Thursday, May 12, 2016: 11:30 AM-1:30 PM
Hall A (Baltimore Convention Center)
D. J. Faso1, K. E. Morrison2 and N. J. Sasson3, (1)University of Texas at Dallas, Allen, TX, (2)The University of Texas at Dallas, Dallas, TX, (3)University of Texas at Dallas, Richardson, TX
Background: First impressions are rapidly formed and assert long-term influences on social preferences and behavior. Whether first impressions of adults with autism spectrum disorder (ASD) differ from those made of typically-developing (TD) adults, and the factors underlying their formation, is not well understood. Highlighting aspects of social presentation in ASD that affect evaluation by potential social partners may ultimately be used to mitigate social interaction impairments in ASD by educating social others about behavioral differences in ASD and inform ASD adults about these perceived differences. 

Objectives: The ongoing project obtained first impressions from TD adults observing real-world behavior of adults with ASD, as well as TD comparison participants. We examined how specific information channels (i.e., visual cues, audio cues, and speech content) drove impression formation of adults with ASD across a range of personality traits and whether these impressions were associated with intentions to socially engage with the observed individual.

Methods: 147 TD observers, blind to the diagnostic status, rated twenty ASD adults and twenty TD comparison adults matched on gender, age, ethnicity and IQ engaging in a social presentation task. The first 10s of dialogue produced by participants was extracted to produce stimuli depicting five different presentation modalities: (a)audio content only, (b)video content only, (c)a written transcript of speech content, (d)a static frame, and (e)the full 10s clip with audio-visual.
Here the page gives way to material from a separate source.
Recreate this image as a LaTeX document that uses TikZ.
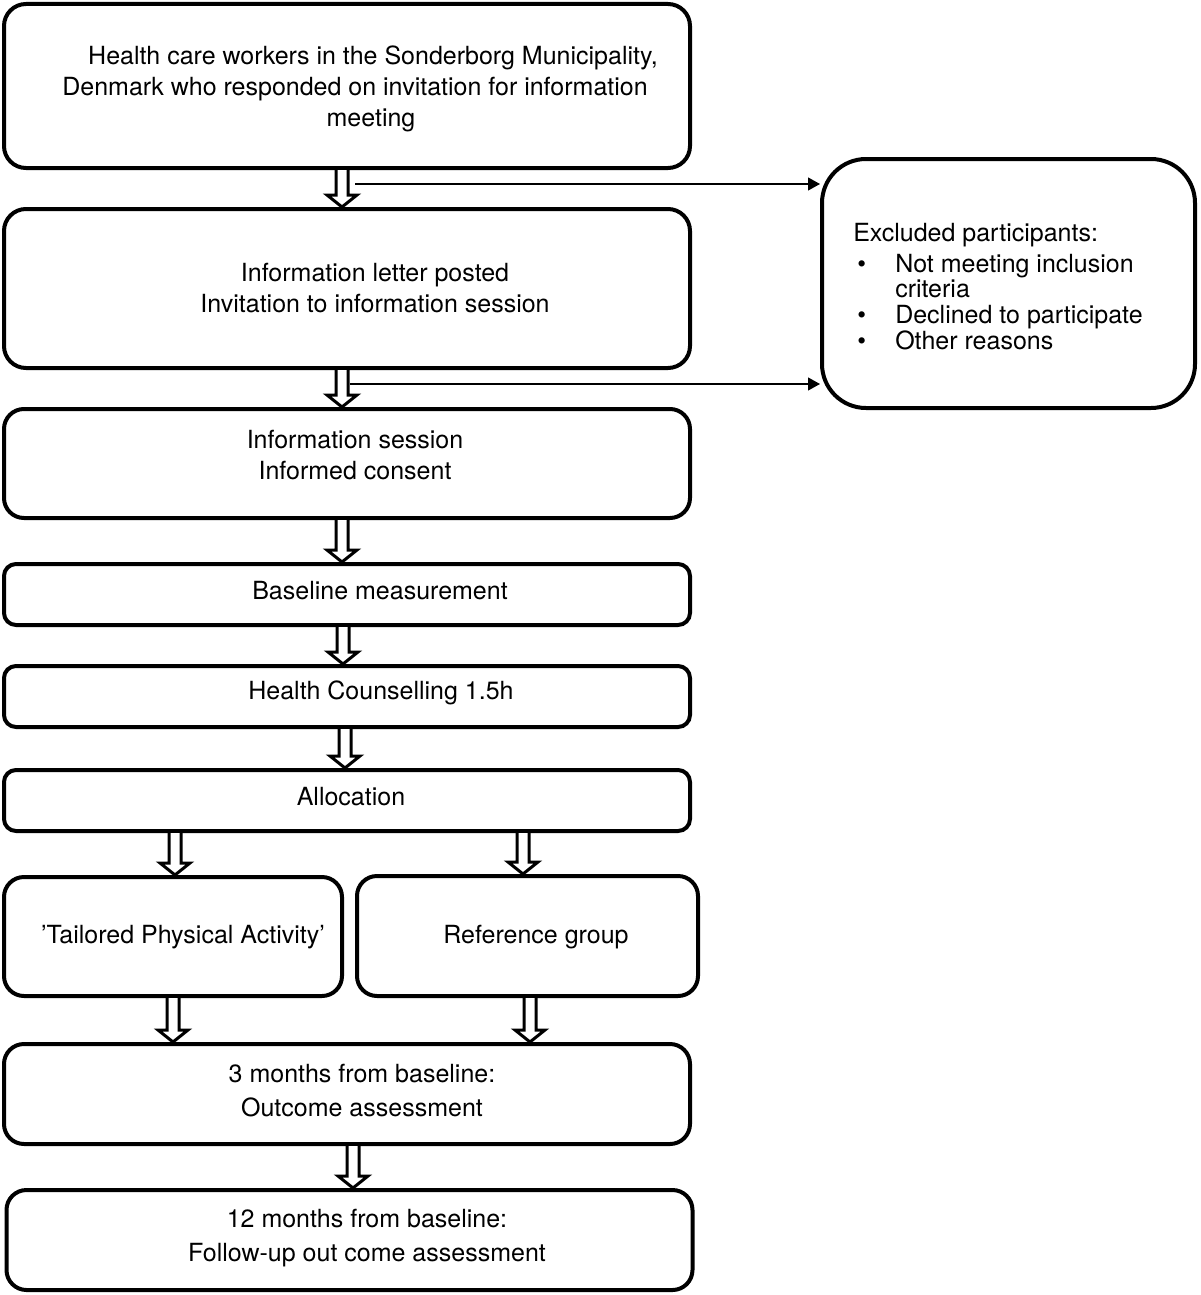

Observers gave first impressions across six character traits (attractiveness, intelligence, trustworthiness, likability, awkwardness, dominance) and indicated their intent to socially engage with the participant. 

Results: A 6(traits) X 5(modality) X 2(group) mixed-model ANOVA revealed the ASD group was rated as more awkward, less attractive, less dominant, and less likeable than the TD group (all p’s<.01), with no difference on trustworthiness or intelligence. A three-way interaction between group, modality, and trait (F(20,760)=3.06, p<.001) showed that group differences largely persisted across the audio, video, static frame, and audio-visual modalities, with no group differences found for the transcript condition except for on awkwardness. Likeability was the strongest correlate with intent to socially engage for both groups (r=.88, ASD; r=.89, TD); however, awkwardness more strongly related to observers intent to socially engage with the ASD group (r=.560) compared to the TD group (r=.242), a significant difference using an r-to-z transformation (p=.004). Future factor analytic approaches (i.e., Correspondence Analysis) will examine how first impression ratings of each trait is distributed across the specific presentation modalities, and whether patterned profiles distinguish the ASD and TD groups. 

Conclusions:  Adults with ASD are generally perceived less favorably compared to TD matched comparison adults, except for ratings of intelligence and trustworthiness. These patterns were consistent across audio, video, static image, and audio-visual conditions, but not for the transcript of the speech content. This failure to find differences in the transcript conditions suggests that the content ASD adults choose to discuss does not seem to drive initial impression formation, rather all audio/visual social presentation cues appear to be similarly influential. Findings are pertinent for exploring situations where ASD adults are interacting with a novel social partner (e.g., job interview).